Stephen King, Joyland and the Lure of Pulp
A haunted carnival funhouse gives a supernatural spin to events in Thriller Award–winner King’s period murder mystery with a heart. In the summer of 1973, 21-year-old college student Devin Jones takes a job at Joyland, a North Carolina amusement park. Almost immediately, a boardwalk fortune-teller warns that Devin has “a shadow” over him, and that his destiny is intertwined with that of terminally ill Mike Ross, a 10-year-old boy who has “the sight.” – from the Publishers Weekly review of Stephen King’s “Joyland” (June 2013 release)
Anyone Stephen King’s age or older has been impacted by pulp fiction whether we’ve read any of it or not. Pulp, referring to the cheap paper, covered a lot of genres from westerns to mysteries to sports to gangsters. It was cheaply produced and, so some people say, never could have seen the light of day in the up-scale “slicks” or “glossies”—the magazines and books printed on better paper.
The cover art, which was usually suggestive, garish, colorful, and over the top, meant that readers typically wouldn’t let their parents, teachers, office workers, pastors, and spouses see the books. In terms of magazines, most pulps died out during the 1950s as the sixty-year-old publishing approach began to run its course.
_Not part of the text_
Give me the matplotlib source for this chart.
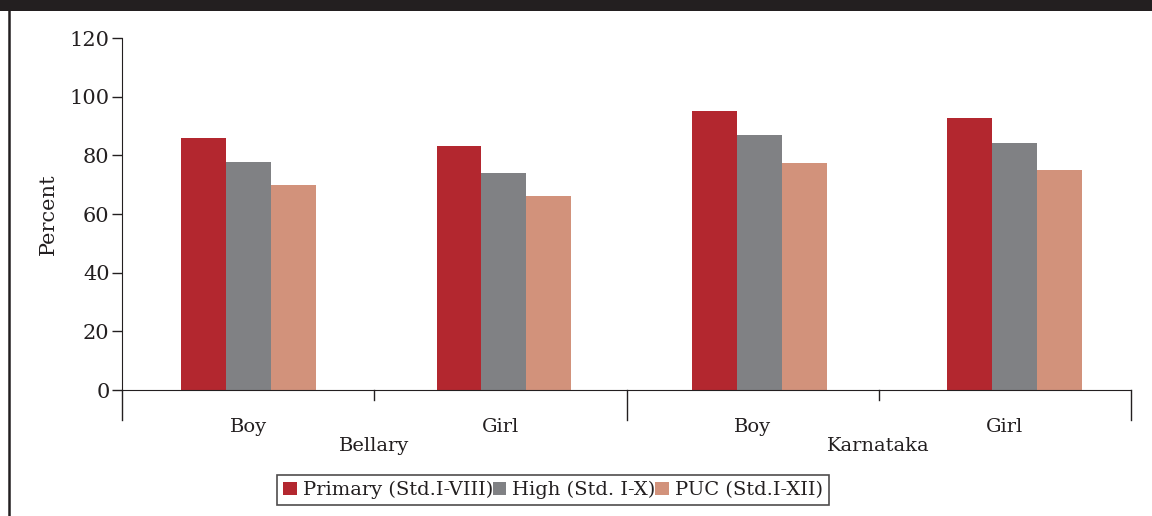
import matplotlib

matplotlib.use("Agg")
import matplotlib.pyplot as plt
from matplotlib.patches import Rectangle
from matplotlib.lines import Line2D
import numpy as np

plt.rcParams["font.family"] = ["DejaVu Serif"]

# data
categories = ["Boy", "Girl", "Boy", "Girl"]
groups = ["Bellary", "Karnataka"]
series = ["Primary (Std.I-VIII)", "High (Std. I-X)", "PUC (Std.I-XII)"]
primary = [86.0, 83.2, 95.1, 92.7]
high = [77.8, 74.0, 86.9, 84.2]
puc = [70.0, 66.1, 77.4, 75.0]
colors = ["#b3272f", "#808184", "#d2927b"]

fig = plt.figure(figsize=(11.52, 5.16), dpi=100)
ax = fig.add_axes([122 / 1152, 1 - 390 / 516, (1131 - 122) / 1152, (390 - 38) / 516])

x = np.arange(len(categories))
# bar clusters in the original sit on a slightly wider pitch than the category slots
centres = x * 1.012 + 0.002
w = 0.178
for i, (vals, col) in enumerate(zip([primary, high, puc], colors)):
    ax.bar(centres + (i - 1) * w, vals, width=w, color=col, label=series[i])

ax.set_xlim(-0.5, len(categories) - 0.5)
ax.set_ylim(0, 120)
ax.set_yticks(range(0, 121, 20))
ax.tick_params(axis="y", labelsize=15, length=7, width=1, colors="#231f20", pad=2)
ax.set_xticks([])
for s in ["top", "right"]:
    ax.spines[s].set_visible(False)
ax.spines["left"].set_color("#231f20")
ax.spines["bottom"].set_color("#231f20")
ax.spines["left"].set_bounds(0, 120)
ax.set_ylabel("Percent", fontsize=15, color="#231f20", labelpad=8)

# category separators below the axis
trans = ax.get_xaxis_transform()
for b in np.arange(-0.5, len(categories), 1.0):
    long_tick = int(b + 0.5) % 2 == 0
    depth = -30 / 352 if long_tick else -10 / 352
    ax.add_line(Line2D([b, b], [0, depth], transform=trans, color="#231f20",
                       lw=1, clip_on=False))
for xi, c in zip(x, categories):
    ax.text(xi, -37 / 352, c, transform=trans, ha="center", va="center",
            fontsize=14, color="#231f20")
for gi, g in enumerate(groups):
    ax.text(2 * gi + 0.5, -56 / 352, g, transform=trans, ha="center", va="center",
            fontsize=14, color="#231f20")

leg = fig.legend(loc="center", bbox_to_anchor=(553 / 1152, 1 - 490 / 516), ncol=3,
                 fontsize=14, frameon=True, fancybox=False, handlelength=0.7,
                 handleheight=0.7, handletextpad=0.3, columnspacing=0.0,
                 borderpad=0.3, borderaxespad=0)
leg.get_frame().set_edgecolor("#231f20")
leg.get_frame().set_linewidth(1.2)
for t in leg.get_texts():
    t.set_color("#231f20")

# page decorations: dark banner on top and frame line on the left
fig.add_artist(Rectangle((0, 1 - 11 / 516), 1, 11 / 516, transform=fig.transFigure,
                         color="#231f20", lw=0))
fig.add_artist(Line2D([9 / 1152, 9 / 1152], [0, 1 - 11 / 516], transform=fig.transFigure,
                      color="#231f20", lw=1.8))

fig.savefig("out.png", dpi=100)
Today, the book covers that were once considered scandalous are now considered “camp” and/or treasures of a bygone era that began with Argosy Magazine and included authors H. Rider Haggard, Edgar Rice Burroughs and Talbot Mundy.
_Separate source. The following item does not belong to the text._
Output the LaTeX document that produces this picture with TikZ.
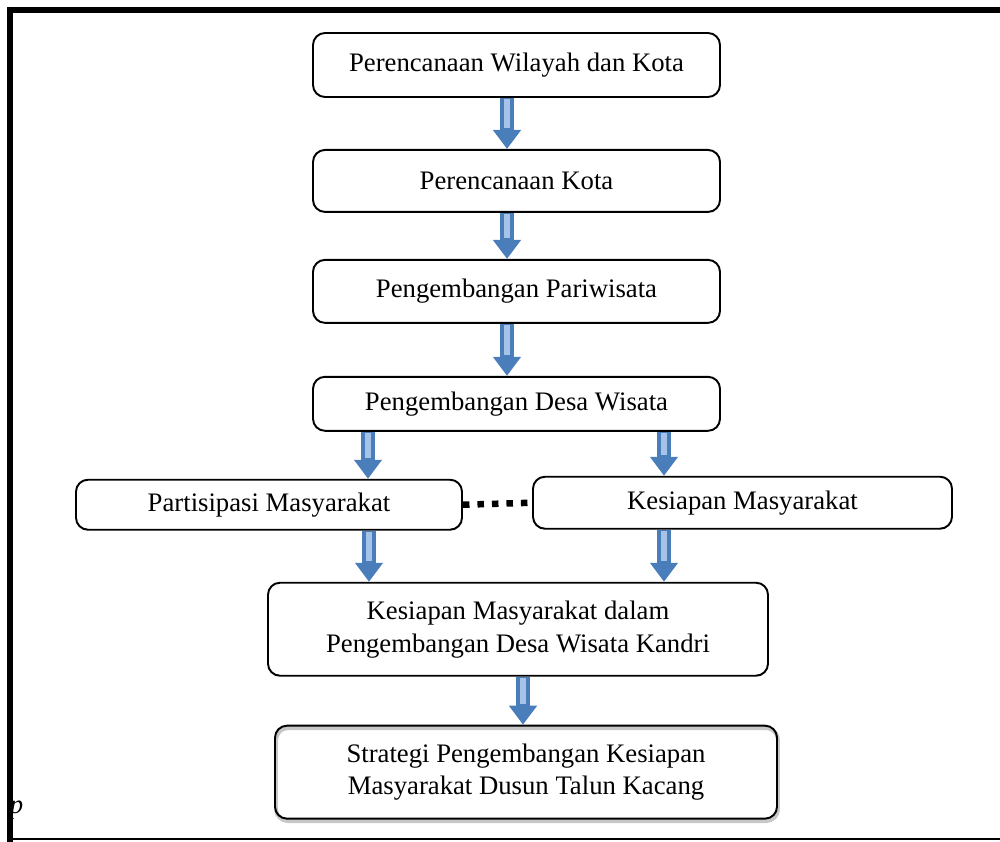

“Undeniable…charm [and] aching nostalgia…[JOYLAND] reads like a heartfelt memoir and might be King’s gentlest book, a canny channeling of the inner peace one can find within outer tumult.” – Booklist
The cover of Stephen King’s upcoming novel Joyland screams PULP. Published by Hard Case Crime, the look of the book is intentional as its author takes a nostalgia trip back to his roots and the fiction he grew up reading. The publisher is a friend of pulp:
Hard Case Crime brings you the best in hardboiled crime fiction, ranging from lost noir masterpieces to new novels by today’s most powerful writers, featuring stunning original cover art in the grand pulp style.
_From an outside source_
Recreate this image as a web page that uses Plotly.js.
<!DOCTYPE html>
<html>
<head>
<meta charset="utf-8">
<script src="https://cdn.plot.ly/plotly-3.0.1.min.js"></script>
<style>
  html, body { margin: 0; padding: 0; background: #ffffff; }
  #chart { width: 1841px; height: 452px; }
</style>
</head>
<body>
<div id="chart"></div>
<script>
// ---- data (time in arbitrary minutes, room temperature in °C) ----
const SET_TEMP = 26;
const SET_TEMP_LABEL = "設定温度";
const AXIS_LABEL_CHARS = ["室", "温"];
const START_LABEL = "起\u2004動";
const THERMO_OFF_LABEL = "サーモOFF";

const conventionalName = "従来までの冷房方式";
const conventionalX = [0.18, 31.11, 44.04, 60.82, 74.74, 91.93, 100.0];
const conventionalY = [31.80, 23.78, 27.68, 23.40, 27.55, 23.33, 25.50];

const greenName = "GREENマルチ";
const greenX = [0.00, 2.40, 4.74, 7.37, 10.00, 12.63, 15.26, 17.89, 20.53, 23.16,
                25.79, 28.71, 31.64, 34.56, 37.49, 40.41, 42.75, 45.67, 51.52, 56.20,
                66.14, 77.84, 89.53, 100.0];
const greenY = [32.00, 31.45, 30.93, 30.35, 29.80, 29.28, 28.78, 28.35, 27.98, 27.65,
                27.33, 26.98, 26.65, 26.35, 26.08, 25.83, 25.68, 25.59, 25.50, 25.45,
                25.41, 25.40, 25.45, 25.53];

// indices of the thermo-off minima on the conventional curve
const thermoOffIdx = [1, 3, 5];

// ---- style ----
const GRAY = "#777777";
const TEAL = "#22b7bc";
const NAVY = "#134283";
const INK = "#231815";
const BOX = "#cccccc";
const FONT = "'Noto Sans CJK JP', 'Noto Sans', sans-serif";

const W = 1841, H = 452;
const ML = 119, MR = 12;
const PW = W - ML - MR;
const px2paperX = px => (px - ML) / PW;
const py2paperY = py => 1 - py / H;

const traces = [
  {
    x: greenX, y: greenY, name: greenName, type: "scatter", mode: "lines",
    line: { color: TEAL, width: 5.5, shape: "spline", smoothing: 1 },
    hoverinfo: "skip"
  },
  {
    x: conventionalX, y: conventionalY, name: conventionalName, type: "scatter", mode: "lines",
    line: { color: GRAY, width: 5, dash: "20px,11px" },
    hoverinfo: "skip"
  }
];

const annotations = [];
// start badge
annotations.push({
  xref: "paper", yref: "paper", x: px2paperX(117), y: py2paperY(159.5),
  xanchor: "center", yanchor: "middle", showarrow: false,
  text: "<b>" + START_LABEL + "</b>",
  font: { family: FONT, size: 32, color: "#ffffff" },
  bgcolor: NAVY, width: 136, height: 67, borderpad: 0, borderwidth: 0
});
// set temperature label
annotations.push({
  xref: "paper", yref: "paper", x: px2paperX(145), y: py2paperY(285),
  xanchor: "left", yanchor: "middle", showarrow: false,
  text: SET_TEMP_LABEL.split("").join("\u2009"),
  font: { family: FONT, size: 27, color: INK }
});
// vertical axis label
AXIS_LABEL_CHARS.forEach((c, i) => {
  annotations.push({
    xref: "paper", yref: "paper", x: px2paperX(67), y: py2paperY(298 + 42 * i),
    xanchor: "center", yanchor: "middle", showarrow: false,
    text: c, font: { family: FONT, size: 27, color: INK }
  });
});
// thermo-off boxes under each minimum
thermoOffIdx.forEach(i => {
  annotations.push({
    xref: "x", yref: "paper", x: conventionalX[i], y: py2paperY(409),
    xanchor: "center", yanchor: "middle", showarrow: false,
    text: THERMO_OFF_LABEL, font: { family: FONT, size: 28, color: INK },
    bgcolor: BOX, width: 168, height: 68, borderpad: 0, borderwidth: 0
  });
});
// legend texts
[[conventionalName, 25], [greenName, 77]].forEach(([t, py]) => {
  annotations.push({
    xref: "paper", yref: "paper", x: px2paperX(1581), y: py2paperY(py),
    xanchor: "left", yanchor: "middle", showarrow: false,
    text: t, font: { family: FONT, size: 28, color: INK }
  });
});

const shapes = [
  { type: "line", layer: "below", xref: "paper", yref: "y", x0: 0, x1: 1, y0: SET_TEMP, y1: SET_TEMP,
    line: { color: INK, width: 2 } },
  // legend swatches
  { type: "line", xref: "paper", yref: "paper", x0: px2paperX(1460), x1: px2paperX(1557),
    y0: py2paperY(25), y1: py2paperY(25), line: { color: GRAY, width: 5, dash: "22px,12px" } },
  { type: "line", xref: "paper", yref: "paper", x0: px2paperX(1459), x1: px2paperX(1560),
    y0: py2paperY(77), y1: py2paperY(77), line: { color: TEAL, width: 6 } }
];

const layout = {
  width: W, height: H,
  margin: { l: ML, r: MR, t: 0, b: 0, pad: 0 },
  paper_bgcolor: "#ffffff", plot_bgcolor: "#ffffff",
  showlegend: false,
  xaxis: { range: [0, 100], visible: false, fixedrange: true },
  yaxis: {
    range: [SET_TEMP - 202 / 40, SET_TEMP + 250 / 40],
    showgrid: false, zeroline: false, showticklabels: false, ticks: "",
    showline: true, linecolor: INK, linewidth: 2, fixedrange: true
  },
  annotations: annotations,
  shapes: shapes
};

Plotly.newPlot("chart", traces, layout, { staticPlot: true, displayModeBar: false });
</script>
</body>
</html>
Though King embraced e-books early on, Joyland will be available in paperback only. That’s made bookstores happy and caused other people to wonder what King is up to when he says, “I have no plans for a digital version. Maybe at some point, but in the meantime, let people stir their sticks and go to an actual bookstore rather than a digital one.”
Pulp seems to be less pulpy on a Kindle or a Nook. Perhaps that, and the nostalgia of those pulpy old days is sufficient rationale for the paperback-only release. Personally, I would like to see some other major writers delay the release of the digital versions of their books. Only the prosperous could afford to do that, to go against the tide that often washes e-books up on shore before the paperback and hardcover releases.
Some years ago, literary agent Mort Janklow said of King, “That’s a fellow sitting up in Maine having fun, but it’s not a way to run a business.”
No, it probably isn’t. But I like it. I like it even on a day when I’m talking to the regional library system about including e-book editions of my novels on their e-lending lists. I like it because it’s fun. And yes, I’ll buy a copy at a bricks-and-mortar bookstore because that’s part of what pulp fiction is all about, walking in, making sure Mom, Dad or the school teacher aren’t around, and grabbing a copy of the latest hardboiled story off the spinning rack of books.
I remember the thrill of all that and I’ll enjoy going back in time to renew my memories. Unlike the old days, this book has glowing reviews from mainstream reviewers. I almost wish it didn’t.